As I touched on in my article last week: with Robin van Persie surely set to leave Arsenal this summer, the club is about to face yet another change in captaincy, with the Dutch striker having only replaced Cesc Fabregas as skipper a year ago.
I suggested Bacary Sagna as a replacement in my last piece (that will not be the focus today), but whoever gets the armband next will be the fifth different captain we’ve had since we last won a trophy. This trophy, of course, was brought by the final kick of one of the club’s great captains: Patrick Vieira.
Vieira himself was only Arsene Wenger’s second captain in the first, more successful, half of his Gunners reign. It was with this continuity of Tony Adams and Vieira (vice-captain in Adams’ absence and an obvious replacement when Mr Arsenal retired) at the club that we did so well – so is there a link between long-term captains and success?
The mind goes immediately to Manchester United, the most successful English club in recent years. Funnily enough, they too have had a lot of changes of captain. Since Roy Keane left in 2005, they have had almost as many captains as us. Initially Gary Neville took over, but didn’t always feature due to his age and injury problems. He was, to all extents and purposes, the official club captain, with a sort of ‘club ambassador’ role off the pitch; meanwhile, Giggs, Ferdinand and Vidic would alternate on the pitch, until Vidic was finally made official captain at the start of the 2010/11 season. Even then, he missed much of last season through injury and Patrice Evra took on the role.
Now, all of this chopping and changing at United hardly points to the kind of continuity that the likes of Chelsea and Liverpool have had, with Terry and Gerrard being their only skippers since 2004. And yet, United’s core of experienced players, who have all been at the club for long periods and won things with the club, meant that a sharing of the armband was easy. Wenger often stresses that he wants all of his players to be leaders, and United certainly set a fine example in that respect. How Arsenal long for the days when – in a worst case scenario – Vieira or Adams weren’t available, and they could turn to the likes of Keown, Parlour or even David Seaman; players you could trust with the responsibility of leading the club.

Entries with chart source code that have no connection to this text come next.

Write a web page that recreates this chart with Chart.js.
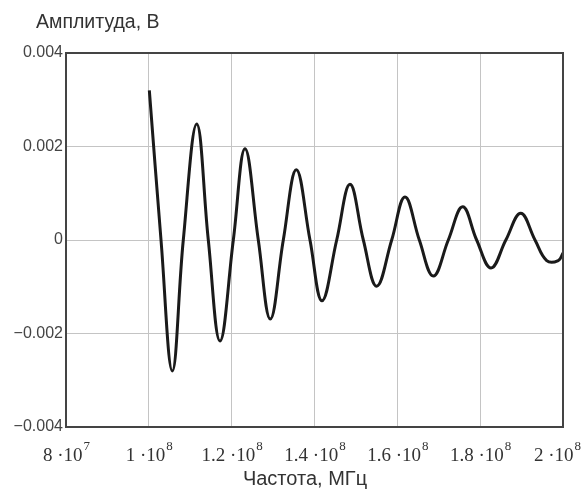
<!DOCTYPE html>
<html>
<head>
<meta charset="utf-8">
<script src="https://cdn.jsdelivr.net/npm/chart.js@4/dist/chart.umd.min.js"></script>
<style>
  html, body { margin: 0; padding: 0; background: #fff; }
</style>
</head>
<body>
<canvas id="myChart" width="584" height="493"></canvas>
<script>
// Частота (Гц) и амплитуда (В): пики, нули, впадины
const freq = [1.0012e8, 1.0294e8, 1.0567e8, 1.0832e8, 1.1156e8, 1.1436e8, 1.1718e8, 1.2040e8,
  1.2322e8, 1.2643e8, 1.2933e8, 1.3247e8, 1.3561e8, 1.3891e8, 1.4181e8, 1.4536e8,
  1.4857e8, 1.5179e8, 1.5501e8, 1.5864e8, 1.6185e8, 1.6531e8, 1.6869e8, 1.7231e8,
  1.7578e8, 1.7915e8, 1.8262e8, 1.8620e8, 1.8979e8, 1.9324e8, 1.9606e8, 1.9886e8, 2.0e8];
const amp = [0.0032, 0, -0.0028, 0, 0.00248, 0, -0.00216, 0,
  0.00195, 0, -0.00169, 0, 0.0015, 0, -0.0013, 0,
  0.00119, 0, -0.00099, 0, 0.00092, 0, -0.00077, 0,
  0.00071, 0, -0.0006, 0, 0.00057, 0, -0.00044, -0.00044, -0.00028];

const xTicks = [8e7, 1e8, 1.2e8, 1.4e8, 1.6e8, 1.8e8, 2e8];
const yTicks = [-0.004, -0.002, 0, 0.002, 0.004];
const yTitle = 'Амплитуда, В';
const xTitle = 'Частота, МГц';

const points = freq.map((f, i) => ({ x: f, y: amp[i] }));

// рамка вокруг области графика, подписи оси X со степенью, заголовки осей
const framePlugin = {
  id: 'frame',
  afterDatasetsDraw(chart) {
    const { ctx, chartArea: a } = chart;
    ctx.save();
    ctx.strokeStyle = '#444';
    ctx.lineWidth = 2;
    ctx.strokeRect(a.left, a.top, a.right - a.left, a.bottom - a.top);
    ctx.restore();
  },
  afterDraw(chart) {
    const { ctx, chartArea: a } = chart;
    const xs = chart.scales.x;
    ctx.save();
    ctx.fillStyle = '#333';
    ctx.textBaseline = 'alphabetic';
    ctx.textAlign = 'left';
    xs.ticks.forEach(t => {
      const exp = Math.floor(Math.log10(t.value) + 1e-9);
      const mant = +(t.value / Math.pow(10, exp)).toFixed(2);
      const base = mant + ' \u00b710';
      ctx.font = '19px "Liberation Serif"';
      const wb = ctx.measureText(base).width;
      ctx.font = '13px "Liberation Serif"';
      const we = ctx.measureText(String(exp)).width;
      let x0 = xs.getPixelForValue(t.value) - (wb + we) / 2;
      x0 = Math.min(x0, chart.width - 3 - wb - we - 1);
      ctx.font = '19px "Liberation Serif"';
      ctx.fillText(base, x0, a.bottom + 34);
      ctx.font = '13px "Liberation Serif"';
      ctx.fillText(String(exp), x0 + wb + 1, a.bottom + 23);
    });
    ctx.font = '19.5px "Liberation Sans"';
    ctx.fillText(yTitle, 36, 28);
    ctx.textAlign = 'center';
    ctx.font = '20px "Liberation Sans"';
    ctx.fillText(xTitle, 305, 485);
    ctx.restore();
  }
};

new Chart(document.getElementById('myChart'), {
  type: 'line',
  data: {
    datasets: [{
      data: points,
      borderColor: '#1a1a1a',
      borderWidth: 3,
      pointRadius: 0,
      fill: false,
      tension: 0.4
    }]
  },
  options: {
    responsive: false,
    animation: false,
    devicePixelRatio: 1,
    layout: { padding: { top: 53, right: 21, left: 0, bottom: 0 } },
    plugins: { legend: { display: false }, tooltip: { enabled: false } },
    scales: {
      x: {
        type: 'linear',
        min: 8e7,
        max: 2e8,
        afterBuildTicks: s => { s.ticks = xTicks.map(v => ({ value: v })); },
        afterFit: s => { s.height = 66; },
        ticks: { display: false },
        grid: { color: '#c4c4c4', lineWidth: 1, drawTicks: false },
        border: { display: false }
      },
      y: {
        min: -0.004,
        max: 0.004,
        afterBuildTicks: s => { s.ticks = yTicks.map(v => ({ value: v })); },
        afterFit: s => { s.width = 66; },
        ticks: {
          padding: 3,
          color: '#444',
          font: { family: '"Liberation Sans"', size: 16 },
          callback: v => v === 0 ? '0' : v.toFixed(3).replace('-', '\u2212')
        },
        grid: { color: '#c4c4c4', lineWidth: 1, drawTicks: false },
        border: { display: false }
      }
    }
  },
  plugins: [framePlugin]
});
</script>
</body>
</html>
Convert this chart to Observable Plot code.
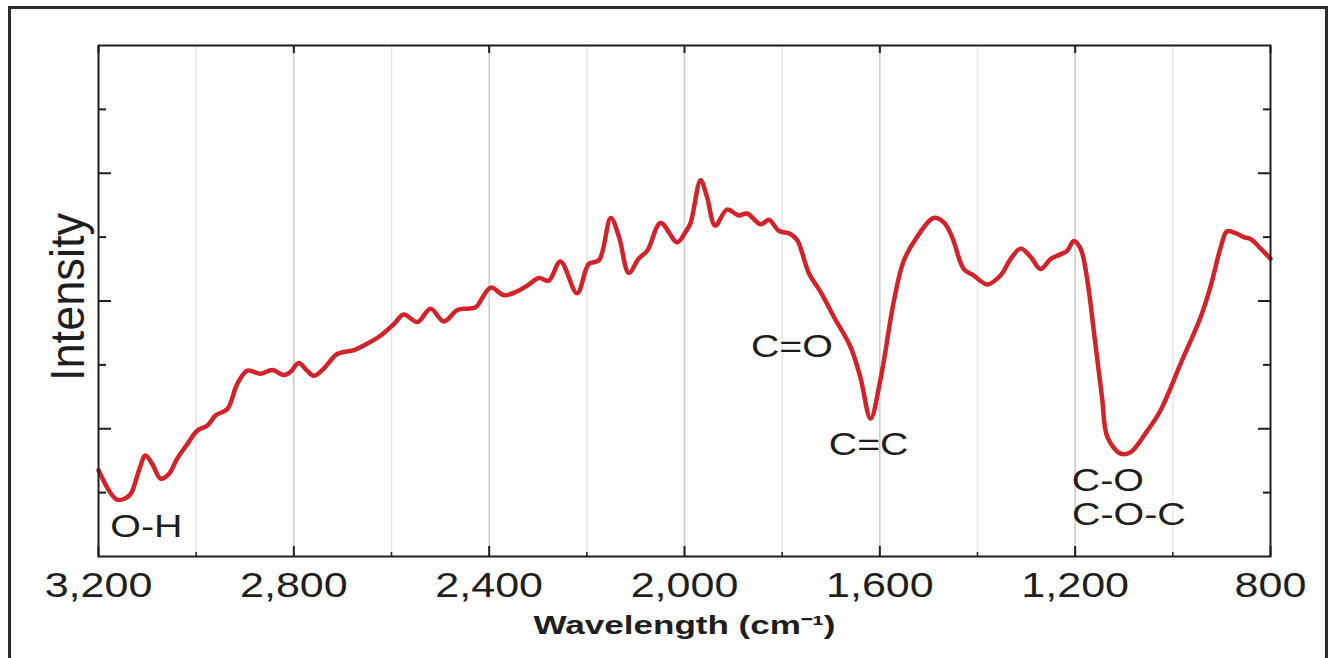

Once again, all this begs the question – why has Wenger been so quick to lose the old heads of the team? Parlour left too quickly; Gilberto left too quickly; Lehmann left too quickly… the list goes on. Once van Persie goes, our longest-serving players will be Diaby, Walcott and Rosicky. None of these exactly inspire confidence, do they? None of them, arguably, even deserve to be in the first XI when everyone is available.
Anyway, United seem to be an exception when looking at the successful clubs of recent years. Barcelona, for instance, have had Carles Puyol as captain since 2004; Inter Milan have had Javier Zanetti as captain since 1999; AC Milan had Paolo Maldini from 1994 til 2009, before another long-serving player Massimo Ambrosini took over; and Real Madrid had the Spanish national team captain Iker Casillas to replace Raul, who was captain from 2003 to 2010.
The Wikipedia page for ‘Captain (association football)’ reads: The only official responsibility of a captain specified by the Laws of the Game is to participate in the coin toss prior to kick-off and prior to a penalty shootout. Contrary to what is sometimes claimed, captains have no special authority under the Laws to challenge a decision by the referee. At an award-giving ceremony after a fixture like a cup final, the captain usually leads the team up to collect their medals. Any trophy won by a team will be received by the captain who will also be the first one to hoist it.
This sums up well what we all know: it’s pretty clear that the captain’s armband in football is little more than a symbolic gesture; it goes to the older, more respected or more charismatic members of a squad. I guess the problem is that, although only symbolic, it sums up Arsenal over the years: too much movement of players, too many young players, not enough leaders. The captain should be the face of the club, to some extent, and ours are always wanting to leave for better things; a far cry from figures like Adams and Maldini, who stayed with one club their whole career, and led their team until they retired.
Wenger has perhaps picked his captains badly in recent years. William Gallas was not particularly popular with the fans or the players (though personally I think that says more about the state of the club than Gallas himself, who was a demanding winner); Fabregas was always going to head back to Barcelona at some point; and van Persie was enjoying great form whilst not committing to signing a new contract, something that was always going to mean he’d be a target for bigger clubs. Wenger has to make his next choice carefully: who is going to give Arsenal ten years of great service? Who is going to put the future of the club first?
Perhaps by this criteria, Sagna at 29 is a bit too old to be the long-term choice. Next in line would probably be Vermaelen. Either way, a change of approach is needed – it should not necessarily be the best player or the star name. Just someone with the best attitude who won’t have their heads turned any time soon.